ネグレクトとは育児の放棄、または怠慢のことです。
食事を与えないといった極端なものでなくても、清潔で快適な環境を与えない、子供が泣いても無視するといったことも含まれます。「子供と向き合わない」と言い換えてもいいでしょう。

衰弱死など身体的な影響だけでなく、精神的にもトラウマになることは以前から知られていました。
最新の研究では、幼いころにこのような状態が続くと、脳の白質にも悪影響があることが明らかになりました。


◆施設での養育に足りないもの
この研究はルーマニアの捨て子を対象として行われました。施設で育てられて、社会的、精神的、感情的、言語的なネグレクトを経験した子供たち26人と、良い里親に育てられた23人、比較対象として実の家族の元で育った20人が調査対象となりました。

2歳半、3歳半、4歳半、8歳、12歳と追跡調査した結果、ネグレクトされた子供の脳の白質には顕著な変質が見られました。
施設に収容されても早い時期に良い里親に預けられた子供では、白質に大きな変化は見られなかったそうです。


◆早期学習を左右する白質
白質とは神経線維が集まっている部分で、脊髄から大脳や小脳の深部に広がっています。

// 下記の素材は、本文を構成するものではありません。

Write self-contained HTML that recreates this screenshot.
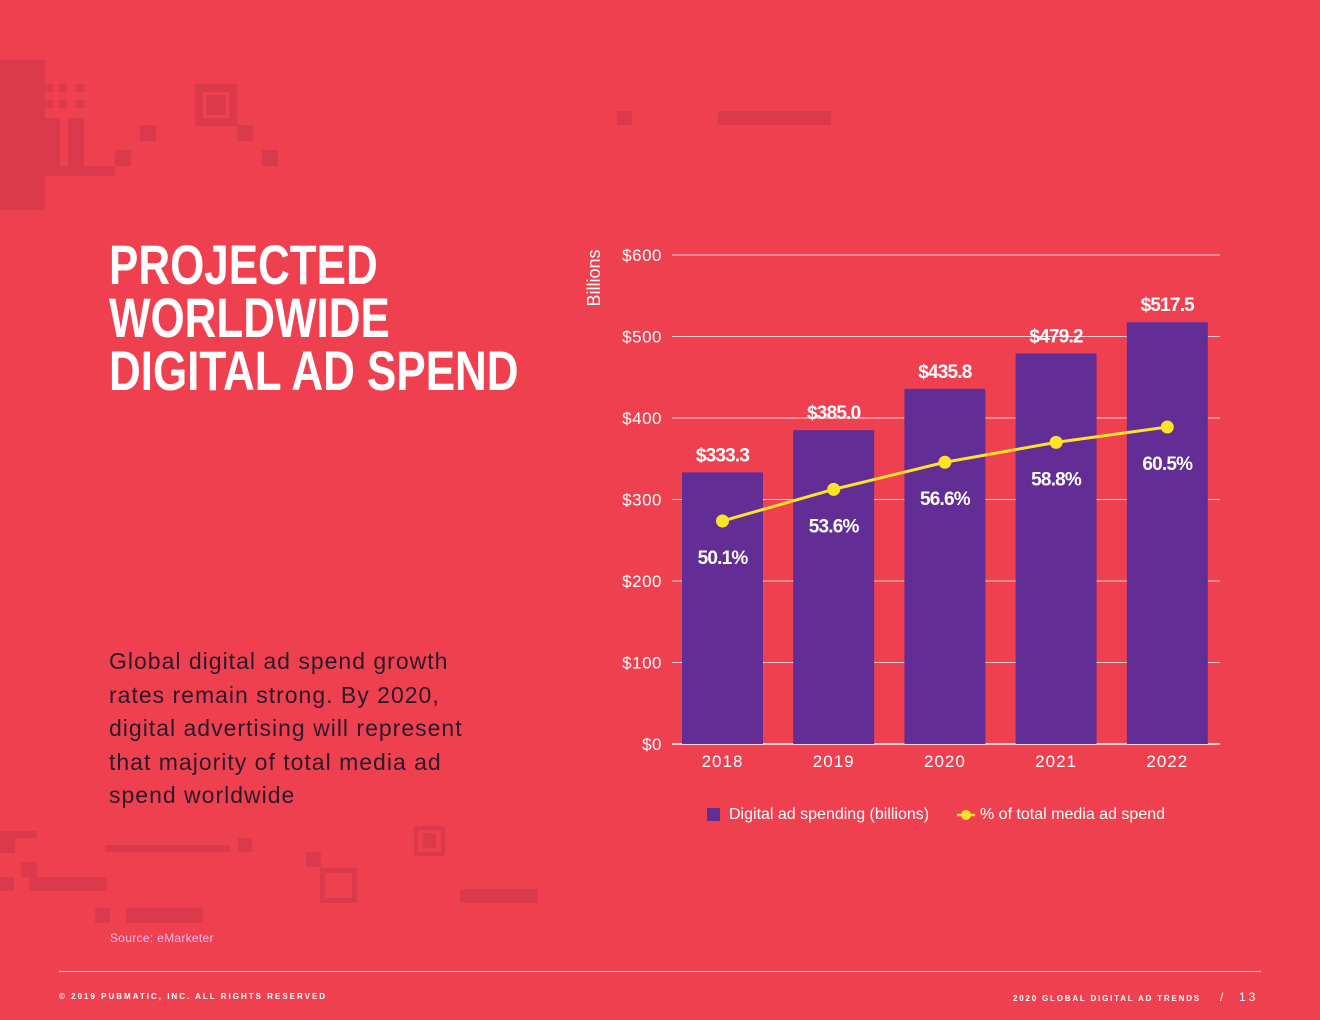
<!DOCTYPE html>
<html><head><meta charset="utf-8">
<style>
body{margin:0;width:1320px;height:1020px;background:#ef4050;position:relative;overflow:hidden;font-family:"Liberation Sans",sans-serif;}
.d{position:absolute;background:#db3a4c;}
.t{position:absolute;color:#fff;}
</style></head><body>
<div>
<div class="d" style="left:0;top:60px;width:45px;height:150px"></div>
<div class="d" style="left:45px;top:84px;width:8px;height:8px"></div>
<div class="d" style="left:59px;top:84px;width:8px;height:8px"></div>
<div class="d" style="left:76px;top:84px;width:8px;height:8px"></div>
<div class="d" style="left:45px;top:100px;width:8px;height:8px"></div>
<div class="d" style="left:59px;top:100px;width:8px;height:8px"></div>
<div class="d" style="left:76px;top:100px;width:8px;height:8px"></div>
<div class="d" style="left:45px;top:118px;width:15px;height:50px"></div>
<div class="d" style="left:68px;top:118px;width:16px;height:50px"></div>
<div class="d" style="left:45px;top:166px;width:70px;height:10px"></div>
<div class="d" style="left:140px;top:125px;width:16px;height:16px"></div>
<div class="d" style="left:115px;top:150px;width:16px;height:16px"></div>
<div class="d" style="left:195px;top:84px;width:42px;height:42px;background:none;border:8px solid #db3a4c;box-sizing:border-box"></div>
<div class="d" style="left:206px;top:95px;width:20px;height:20px"></div>
<div class="d" style="left:237px;top:125px;width:16px;height:16px"></div>
<div class="d" style="left:262px;top:150px;width:16px;height:16px"></div>
<div class="d" style="left:617px;top:111px;width:15px;height:14px"></div>
<div class="d" style="left:718px;top:111px;width:113px;height:14px"></div>
<div class="d" style="left:0;top:831px;width:37px;height:7px"></div>
<div class="d" style="left:0;top:838px;width:15px;height:15px"></div>
<div class="d" style="left:105px;top:845px;width:125px;height:7px"></div>
<div class="d" style="left:238px;top:838px;width:14px;height:14px"></div>
<div class="d" style="left:21px;top:862px;width:16px;height:15px"></div>
<div class="d" style="left:0;top:877px;width:14px;height:14px"></div>
<div class="d" style="left:29px;top:877px;width:78px;height:14px"></div>
<div class="d" style="left:306px;top:852px;width:15px;height:15px"></div>
<div class="d" style="left:320px;top:868px;width:37px;height:35px;background:none;border:5px solid #db3a4c;box-sizing:border-box"></div>
<div class="d" style="left:414px;top:826px;width:31px;height:30px;background:none;border:4px solid #db3a4c;box-sizing:border-box"></div>
<div class="d" style="left:423px;top:833px;width:13px;height:15px"></div>
<div class="d" style="left:460px;top:889px;width:78px;height:14px"></div>
<div class="d" style="left:95px;top:908px;width:15px;height:15px"></div>
<div class="d" style="left:126px;top:908px;width:77px;height:15px"></div>
</div>
<div class="t" style="left:109px;top:238px;font-weight:bold;font-size:56px;line-height:53px;transform:scaleX(0.785);transform-origin:0 0;white-space:nowrap">PROJECTED<br>WORLDWIDE<br>DIGITAL AD SPEND</div>
<div class="t" style="left:109px;top:645px;color:#2a1a2a;font-size:23px;line-height:33.5px;letter-spacing:1px;width:400px">Global digital ad spend growth rates remain strong. By 2020, digital advertising will represent that majority of total media ad spend worldwide</div>
<div class="t" style="left:110px;top:931px;font-size:12px;letter-spacing:0.3px;color:#fbe">Source: eMarketer</div>
<div style="position:absolute;left:59px;top:971px;width:1202px;height:1px;background:#f6c8cc"></div>
<div class="t" style="left:59px;top:992px;font-size:8px;font-weight:bold;letter-spacing:2px">© 2019 PUBMATIC, INC. ALL RIGHTS RESERVED</div>
<div class="t" style="left:1013px;top:994px;font-size:8px;font-weight:bold;letter-spacing:1.8px">2020 GLOBAL DIGITAL AD TRENDS</div>
<div class="t" style="left:1220px;top:990px;font-size:12px;letter-spacing:3px">/ &nbsp;13</div>

<svg id="chart" width="1320" height="1020" style="position:absolute;left:0;top:0" xmlns="http://www.w3.org/2000/svg"></svg>
<script>
const categories=["2018","2019","2020","2021","2022"];
const spend=[333.3,385.0,435.8,479.2,517.5];
const share=[50.1,53.6,56.6,58.8,60.5];
const yTicks=[0,100,200,300,400,500,600];
const spendLabels=["$333.3","$385.0","$435.8","$479.2","$517.5"];
const shareLabels=["50.1%","53.6%","56.6%","58.8%","60.5%"];
const svg=document.getElementById('chart');
const NS="http://www.w3.org/2000/svg";
function y(v){return 744-v*(489/600);}
function y2(p){return 521-(p-50.1)*9.04;}
function xc(i){return 722.5+i*111.2;}
function mk(tag,attrs,parent){const e=document.createElementNS(NS,tag);for(const k in attrs)e.setAttribute(k,attrs[k]);(parent||svg).appendChild(e);return e;}
yTicks.forEach(v=>{
  const l=mk('line',{x1:672,x2:1220,y1:y(v),y2:y(v),stroke:'#fff','stroke-width':v===0?1.5:0.8});
  
  
  const t=mk('text',{x:662,y:y(v)+6,'text-anchor':'end',fill:'#fff','font-size':17,'font-family':'Liberation Sans, sans-serif','letter-spacing':'0.5'});
  t.textContent='$'+v;
  
  
});
const yt=mk('text',{x:0,y:0,transform:'translate(600,278) rotate(-90)','text-anchor':'middle',fill:'#fff','font-size':18,'font-family':'Liberation Sans, sans-serif'});
yt.textContent='Billions';


categories.forEach((c,i)=>{
  const b=mk('rect',{x:xc(i)-40.5,y:y(spend[i]),width:81,height:744-y(spend[i]),fill:'#632d96'});
  
  
  const t=mk('text',{x:xc(i),y:y(spend[i])-11,'text-anchor':'middle',fill:'#fff','font-size':19,'font-weight':'bold','letter-spacing':'-0.8','font-family':'Liberation Sans, sans-serif'});
  t.textContent=spendLabels[i];
  
  
  const x=mk('text',{x:xc(i),y:767,'text-anchor':'middle',fill:'#fff','font-size':17,'font-family':'Liberation Sans, sans-serif','letter-spacing':'1'});
  x.textContent=c;
  
  
});
const pts=share.map((p,i)=>xc(i)+','+y2(p)).join(' ');
const pl=mk('polyline',{points:pts,fill:'none',stroke:'#fde22a','stroke-width':3});


share.forEach((p,i)=>{
  const c=mk('circle',{cx:xc(i),cy:y2(p),r:6.5,fill:'#fde22a'});
  
  
  const t=mk('text',{x:xc(i),y:y2(p)+43,'text-anchor':'middle',fill:'#fff','font-size':19,'font-weight':'bold','letter-spacing':'-0.8','font-family':'Liberation Sans, sans-serif'});
  t.textContent=shareLabels[i];
  
  
});
const g=mk('g',{});


const s1=mk('rect',{x:707,y:808,width:13,height:13,fill:'#632d96'},g);


const l1=mk('text',{x:729,y:819,fill:'#fff','font-size':16,'font-family':'Liberation Sans, sans-serif'},g);
l1.textContent='Digital ad spending (billions)';


const s2=mk('line',{x1:957,x2:975,y1:815,y2:815,stroke:'#fde22a','stroke-width':2.5},g);


mk('circle',{cx:966,cy:815,r:5,fill:'#fde22a'},g);
const l2=mk('text',{x:980,y:819,fill:'#fff','font-size':16,'font-family':'Liberation Sans, sans-serif'},g);
l2.textContent='% of total media ad spend';


</script>
</body></html>
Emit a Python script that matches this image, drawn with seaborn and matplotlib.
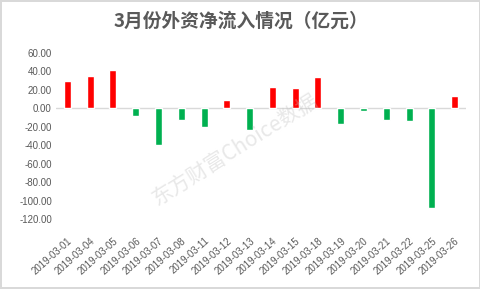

生まれたときには脳の一部にしかなく、20歳くらいまでかけて作られていくものです。

従来は単なる情報の伝達器官だと思われていましたが、近年の件研究では、白質と学習能力に相関関係があることが明らかになりました。

白質の発達は経験や環境によって変わり、特に未完成の脳の白質は外部からの刺激を受けて変化します。
たとえばプロのピアニストの白質は一般の人と明らかに違いますが、早く練習を始めた人ほど広範囲に広がっているそうです。


◆経験が脳の発達を促す
先にあげた研究レポート執筆者の一人でボストン小児病院のヨハンナ・ビックさんによると、ごく幼い時期のネグレクトは脳の白質構造自体に影響を及ぼすことになります。

子供の脳の発達には経験が大きな役割を占めます。施設で育った子供は経験も乏しい上、それを受容する脳機能にも問題があり、そのため学習能力や行動面での発達の遅れが見られるのだと、研究者たちは結論付けています。


◆三つ子の魂百までも
おなじみのことわざですが、それには親の影響も大きいということを忘れてはいけませんね。
育児の途中には、言うことをきかない子供に手をあげたくなるとか、泣き声に耳をふさぎたくなることもあります。
それはあなたが子供に真剣に向き合っているからなのです。

罪悪感を覚えて子供を遠ざけるのでなく、落ち着いたらたっぷりスキンシップして、親の愛情を伝えてあげましょう。